Avatar Posted by John Sparks at Oct 27, 2010 12:59 AM
China is not going to let the yuan rise until the Asian countries put pressure on it. China can’t let the U.S. tell it what to do since the U.S. is the debtor. It would be like me taking out a mortgage and then telling the mortgage company how to manage the contract. There are also cultural issues affecting China. It would be embarrassing for China to appear as if it is taking economic marching orders from the U.S. This is exactly the kind of problem analysts predicted when the U.S. borrowed so much from China.

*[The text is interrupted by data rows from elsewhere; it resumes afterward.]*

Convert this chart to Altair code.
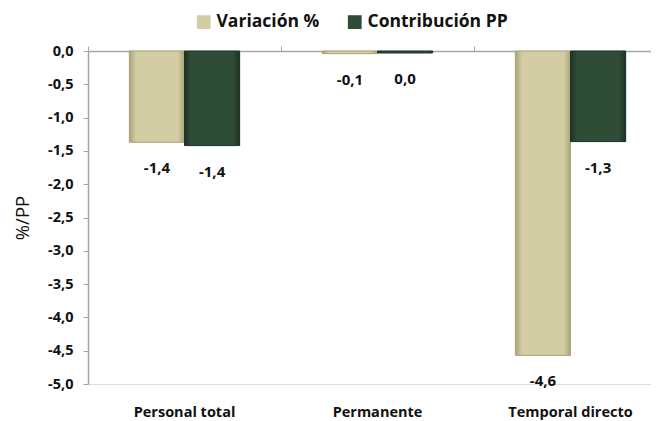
import altair as alt
import pandas as pd

categories = ["Personal total", "Permanente", "Temporal directo"]
series = ["Variación %", "Contribución PP"]
variacion = [-1.37, -0.04, -4.57]
contribucion = [-1.42, -0.03, -1.36]
label_variacion = ["-1,4", "-0,1", "-4,6"]
label_contribucion = ["-1,4", "0,0", "-1,3"]
y_ticks = [0.0, -0.5, -1.0, -1.5, -2.0, -2.5, -3.0, -3.5, -4.0, -4.5, -5.0]
colors = ["#D3CDA3", "#2F4C37"]
edge_colors = ["#A9A37A", "#1E3325"]

rows = []
for i, c in enumerate(categories):
    rows.append({"categoria": c, "serie": series[0], "valor": variacion[i], "etiqueta": label_variacion[i]})
    rows.append({"categoria": c, "serie": series[1], "valor": contribucion[i], "etiqueta": label_contribucion[i]})
df = pd.DataFrame(rows)

FONT = "Open Sans"

y_enc = alt.Y(
    "valor:Q",
    scale=alt.Scale(domain=[-5, 0], nice=False, zero=False),
    axis=alt.Axis(
        values=y_ticks,
        labelExpr="replace(replace(format(datum.value, '.1f'), '.', ','), '\u2212', '-')",
        title="%/PP",
        titleFont=FONT,
        titleFontSize=18.5,
        titleFontWeight="normal",
        titleColor="#111111",
        titlePadding=15,
        labelFont=FONT,
        labelFontSize=14.5,
        labelFontWeight="bold",
        labelColor="#111111",
        labelPadding=10,
        tickSize=5,
        tickColor="#A6A6A6",
        domainColor="#A6A6A6",
        domainWidth=1.5,
        grid=False,
    ),
)

x_scale = alt.Scale(range=[0, 579], paddingInner=0, paddingOuter=0)
xo_enc = alt.XOffset("serie:N", sort=series, scale=alt.Scale(paddingOuter=0.75, paddingInner=0))

base = alt.Chart(df)

bars = base.mark_bar(stroke=None).encode(
    x=alt.X(
        "categoria:N",
        sort=categories,
        scale=x_scale,
        axis=alt.Axis(
            orient="bottom",
            title=None,
            domain=False,
            ticks=False,
            labelAngle=0,
            labelFont=FONT,
            labelFontSize=14.5,
            labelFontWeight="bold",
            labelColor="#111111",
            labelPadding=21,
        ),
    ),
    xOffset=xo_enc,
    y=y_enc,
    color=alt.Color(
        "serie:N",
        sort=series,
        scale=alt.Scale(domain=series, range=colors),
        legend=alt.Legend(
            title=None,
            orient="none",
            legendX=107,
            legendY=-38,
            direction="horizontal",
            symbolType="square",
            symbolSize=190,
            symbolStrokeWidth=0,
            labelFont=FONT,
            labelFontSize=17.5,
            labelFontWeight="bold",
            labelColor="#111111",
            columnPadding=26,
            labelOffset=4,
        ),
    ),
)

overlays = []
for s, col, edge in zip(series, colors, edge_colors):
    grad = alt.Gradient(
        gradient="linear",
        x1=0, x2=1, y1=0, y2=0,
        stops=[
            alt.GradientStop(offset=0, color=edge),
            alt.GradientStop(offset=0.12, color=col),
            alt.GradientStop(offset=0.88, color=col),
            alt.GradientStop(offset=1, color=edge),
        ],
    )
    overlays.append(
        base.transform_filter(alt.datum.serie == s)
        .mark_bar(color=grad, stroke=edge, strokeWidth=1)
        .encode(
            x=alt.X("categoria:N", sort=categories, scale=x_scale, axis=None),
            xOffset=xo_enc,
            y=y_enc,
        )
    )

labels = base.mark_text(
    dy=26, font=FONT, fontSize=15, fontWeight="bold", color="#111111", baseline="middle"
).encode(
    x=alt.X(
        "categoria:N",
        sort=categories,
        scale=x_scale,
        axis=alt.Axis(
            orient="top",
            title=None,
            labels=False,
            domain=True,
            ticks=True,
            tickSize=5,
            bandPosition=0,
            tickColor="#A6A6A6",
            domainColor="#A6A6A6",
            domainWidth=1.5,
        ),
    ),
    xOffset=xo_enc,
    y=y_enc,
    text="etiqueta:N",
)

chart = (
    alt.layer(bars, *overlays, labels)
    .resolve_axis(x="independent")
    .properties(
        width=563,
        height=333,
        autosize=alt.AutoSizeParams(type="none"),
        padding={"left": 80, "top": 43, "right": 0, "bottom": 37},
    )
    .configure_view(stroke=None)
    .configure(background="white")
)

chart.save("out.html", embed_options={"renderer": "svg", "actions": False})
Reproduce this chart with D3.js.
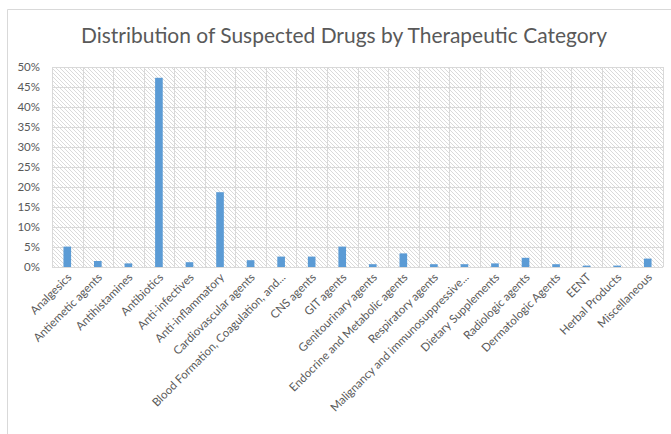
<!DOCTYPE html>
<html>
<head>
<meta charset="utf-8">
<script src="https://cdn.jsdelivr.net/npm/d3@7"></script>
<style>
  body { margin: 0; background: #fff; }
  text { font-family: Lato, "Open Sans", sans-serif; fill: #595959; }
</style>
</head>
<body>
<svg id="chart" width="671" height="434"></svg>
<script>
var categories = ["Analgesics", "Antiemetic agents", "Antihistamines", "Antibiotics", "Anti-infectives",
    "Anti-inflammatory", "Cardiovascular agents", "Blood Formation, Coagulation, and...", "CNS agents",
    "GIT agents", "Genitourinary agents", "Endocrine and Metabolic agents", "Respiratory agents",
    "Malignancy and immunosuppressive...", "Dietary Supplements", "Radiologic agents",
    "Dermatologic Agents", "EENT", "Herbal Products", "Miscellaneous"];
var shares = [5.1, 1.5, 0.9, 47.3, 1.2, 18.7, 1.7, 2.6, 2.6, 5.1, 0.7, 3.4, 0.7, 0.7, 0.9, 2.3, 0.7, 0.35, 0.35, 2.1];
var y_ticks = [0, 5, 10, 15, 20, 25, 30, 35, 40, 45, 50];
var title = "Distribution of Suspected Drugs by Therapeutic Category";

var svg = d3.select("#chart");
var plot_left = 52, plot_right = 663, plot_top = 67, plot_bottom = 267;

// chart frame (only top and left edges show in the picture)
svg.append("path")
    .attr("d", `M7.5,434 L7.5,9.5 L671,9.5`)
    .attr("fill", "none")
    .attr("stroke", "#d9d9d9");

// hatch fill for the plot area
var defs = svg.append("defs");
var pat = defs.append("pattern")
    .attr("id", "hatch")
    .attr("patternUnits", "userSpaceOnUse")
    .attr("width", 4).attr("height", 4);
pat.append("path")
    .attr("d", "M-1,-1 L5,5 M-1,3 L1,5 M3,-1 L5,1")
    .attr("stroke", "#dadada")
    .attr("stroke-width", 1);

var x = d3.scaleBand().domain(categories).range([plot_left, plot_right]);
var y = d3.scaleLinear().domain([0, 50]).range([plot_bottom, plot_top]);

svg.append("rect")
    .attr("x", plot_left).attr("y", plot_top)
    .attr("width", plot_right - plot_left).attr("height", plot_bottom - plot_top)
    .attr("fill", "url(#hatch)");

// grid lines
svg.append("g").selectAll("line").data(y_ticks).join("line")
    .attr("x1", plot_left).attr("x2", plot_right)
    .attr("y1", d => Math.round(y(d)) + 0.5).attr("y2", d => Math.round(y(d)) + 0.5)
    .attr("stroke", "#d9d9d9");
svg.append("g").selectAll("line").data(categories.concat([null])).join("line")
    .attr("x1", (d, i) => Math.round(plot_left + i * x.bandwidth()) + 0.5)
    .attr("x2", (d, i) => Math.round(plot_left + i * x.bandwidth()) + 0.5)
    .attr("y1", plot_top).attr("y2", plot_bottom)
    .attr("stroke", "#d9d9d9");

// bars
var bar_w = x.bandwidth() * 0.25;
svg.append("g").selectAll("rect").data(categories).join("rect")
    .attr("x", d => x(d) + x.bandwidth() / 2 - bar_w / 2)
    .attr("y", (d, i) => y(shares[i]))
    .attr("width", bar_w)
    .attr("height", (d, i) => y(0) - y(shares[i]))
    .attr("fill", "#5b9bd5");

// y axis labels
svg.append("g").selectAll("text").data(y_ticks).join("text")
    .attr("x", 40)
    .attr("y", d => y(d) + 4)
    .attr("text-anchor", "end")
    .attr("font-size", 11.5)
    .text(d => d + "%");

// x axis labels, rotated
svg.append("g").selectAll("text").data(categories).join("text")
    .attr("transform", d => `translate(${x(d) + x.bandwidth() / 2 + 5},${plot_bottom + 11}) rotate(-45)`)
    .attr("text-anchor", "end")
    .attr("font-size", 11.5)
    .text(d => d);

svg.append("text")
    .attr("x", 344)
    .attr("y", 43)
    .attr("text-anchor", "middle")
    .attr("font-size", 21.5)
    .attr("textLength", 526)
    .attr("lengthAdjust", "spacingAndGlyphs")
    .text(title);
</script>
</body>
</html>
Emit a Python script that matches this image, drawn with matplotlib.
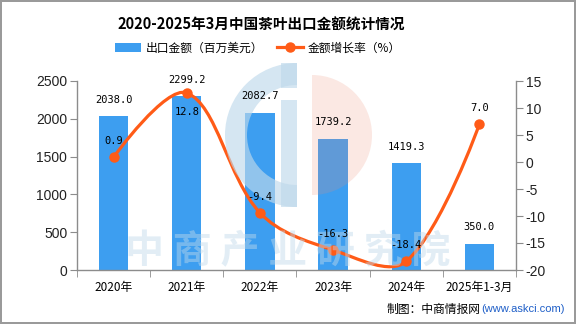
import numpy as np
import matplotlib
matplotlib.use('Agg')
import matplotlib.pyplot as plt
from matplotlib.path import Path
from matplotlib.patches import PathPatch, Wedge, Rectangle, Patch
from matplotlib.lines import Line2D

plt.rcParams['font.family'] = ['Noto Sans CJK SC', 'DejaVu Sans']
plt.rcParams['axes.unicode_minus'] = False

# данные
categories = ['2020年', '2021年', '2022年', '2023年', '2024年', '2025年1-3月']
export_value = [2038.0, 2299.2, 2082.7, 1739.2, 1419.3, 350.0]
growth_rate = [0.9, 12.8, -9.4, -16.3, -18.4, 7.0]
rate_label_below = [False, True, False, False, False, False]

bar_color = '#3d9ef0'
line_color = '#ff5b17'
axis_color = '#8c8c8c'

W, H = 576, 324
fig = plt.figure(figsize=(W / 100, H / 100), dpi=100, edgecolor='#9a9a9a', linewidth=1.5)

ax = fig.add_axes([77 / W, (H - 270) / H, (516 - 77) / W, (270 - 81) / H])
ax2 = ax.twinx()

x = np.arange(len(categories))
ax.bar(x, export_value, width=0.4, color=bar_color, zorder=2)
ax.set_xlim(-0.5, len(categories) - 0.5)
ax.set_ylim(0, 2500)
ax.set_yticks(np.arange(0, 2501, 500))
ax2.set_ylim(-20, 15)
ax2.set_yticks(np.arange(-20, 16, 5))

ax.set_xticks(x)
ax.set_xticklabels(categories, fontsize=8.5)
ax.set_xticks(np.arange(-0.5, len(categories), 1), minor=True)
ax.tick_params(axis='x', which='major', length=0, pad=8)
ax.tick_params(axis='x', which='minor', length=5, color=axis_color, direction='out')

for a in (ax, ax2):
    for sp in a.spines.values():
        sp.set_visible(False)
    a.patch.set_visible(False)
ax.spines['left'].set_visible(True)
ax.spines['bottom'].set_visible(True)
ax2.spines['right'].set_visible(True)
for sp in (ax.spines['left'], ax.spines['bottom'], ax2.spines['right']):
    sp.set_color(axis_color)
    sp.set_linewidth(1)

ax.tick_params(axis='y', length=5, color=axis_color, pad=2)
ax2.tick_params(axis='y', length=5, color=axis_color, pad=2)
for lab in ax.get_yticklabels() + ax2.get_yticklabels():
    lab.set_family('Liberation Sans')
    lab.set_fontsize(10)
    lab.set_color('#222222')


# сглаженная линия (безье как в echarts)
def smooth_line(a, xs, ys, s=0.35):
    pts = a.transData.transform(np.column_stack([xs, ys]))
    n = len(pts)
    cin = [p.copy() for p in pts]
    cout = [p.copy() for p in pts]
    for i in range(1, n - 1):
        v = pts[i + 1] - pts[i - 1]
        d0 = np.linalg.norm(pts[i] - pts[i - 1])
        d1 = np.linalg.norm(pts[i + 1] - pts[i])
        cin[i] = pts[i] - v * s * d0 / (d0 + d1)
        cout[i] = pts[i] + v * s * d1 / (d0 + d1)
    verts = [pts[0]]
    codes = [Path.MOVETO]
    for i in range(n - 1):
        verts += [cout[i], cin[i + 1], pts[i + 1]]
        codes += [Path.CURVE4] * 3
    verts = a.transData.inverted().transform(np.array(verts))
    return Path(verts, codes)


ax2.add_patch(PathPatch(smooth_line(ax2, x, growth_rate), fill=False,
                        edgecolor=line_color, linewidth=2.3, zorder=3))
ax2.plot(x, growth_rate, 'o', color=line_color, markersize=6.5, zorder=4)

# заголовок и легенда
fig.text(261 / W, 1 - 25 / H, '2020-2025年3月中国茶叶出口金额统计情况',
         ha='center', va='center', fontsize=10.5, fontweight='bold')
handles = [Patch(facecolor=bar_color, edgecolor='none'),
           Line2D([], [], color=line_color, lw=2.3, marker='o', markersize=6.5)]
fig.legend(handles, ['出口金额（百万美元）', '金额增长率（%）'], loc='center',
           bbox_to_anchor=(258 / W, 1 - 48 / H), ncol=2, frameon=False, fontsize=8.5,
           handlelength=2.2, handleheight=0.7, columnspacing=1.2, handletextpad=0.4)

# подпись источника
t = fig.text(387 / W, 1 - 309 / H, '制图：中商情报网', ha='left', va='center', fontsize=8.5)
ax.annotate('(www.askci.com)', xy=(1, 0.5), xycoords=t, ha='left', va='center',
            fontsize=8, color='#1f5fc8', family='Liberation Sans', annotation_clip=False)

# водяной знак (поверх столбцов и линии)
ov = fig.add_axes([0, 0, 1, 1], zorder=5)
ov.set_xlim(0, W)
ov.set_ylim(H, 0)
ov.axis('off')
wm_blue = (0.75, 0.85, 0.92)
wm_peach = (0.93, 0.55, 0.45)
ov.add_patch(Wedge((297, 135), 72, 90, 270, width=22, facecolor=wm_blue, alpha=0.65, lw=0))
ov.add_patch(Rectangle((281, 63), 16, 25, facecolor=wm_blue, alpha=0.65, lw=0))
ov.add_patch(Rectangle((281, 100), 16, 107, facecolor=wm_blue, alpha=0.65, lw=0))
ov.add_patch(Wedge((312, 135), 60, -90, 90, facecolor=wm_peach, alpha=0.2, lw=0))
ov.text(288, 252, '中 商 产 业 研 究 院', ha='center', va='center', fontsize=28,
        fontweight='bold', color=wm_blue, alpha=0.45)

# подписи значений поверх водяного знака
for xi, v in zip(x, export_value):
    ov.annotate(f'{v:.1f}', (xi, v), xycoords=ax.transData, xytext=(0, 8),
                textcoords='offset points', ha='center', va='bottom',
                fontsize=7.5, family='DejaVu Sans Mono', zorder=10)
for xi, v, below in zip(x, growth_rate, rate_label_below):
    off = (0, -10) if below else (0, 8)
    ov.annotate(f'{v:.1f}', (xi, v), xycoords=ax2.transData, xytext=off,
                textcoords='offset points', ha='center', va='top' if below else 'bottom',
                fontsize=7.5, family='DejaVu Sans Mono', zorder=10)

fig.savefig('out.png', dpi=100)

What I can’t figure out is why the U.S. can’t seem to understand that this reliance on China for financing weakens the U.S. role in the world. It’s as if the U.S. wants to be the beggar but still act like the employer.

Stop Toying with Market

Avatar Posted by Hugh Davis at Oct 27, 2010 10:10 AM
The U.S. feds need to stop toying with the currency market and make up their minds about QE2. All this dithering is keeping the market nervous because it gives the impression the U.S. Federal Reserve Board doesn’t really know what it’s doing. (I have no faith in Geithner’s abilities by the way). Keeping the market on edge for so long with all this talk of quantitative easing is not necessary. The markets will respond no matter what the decision is but they need to do something whether it’s QE2 or no QE2. The fed language is full of words like maybe, possibly, considering and so on. Whatever happened to words like – took action, buy, and made a decision?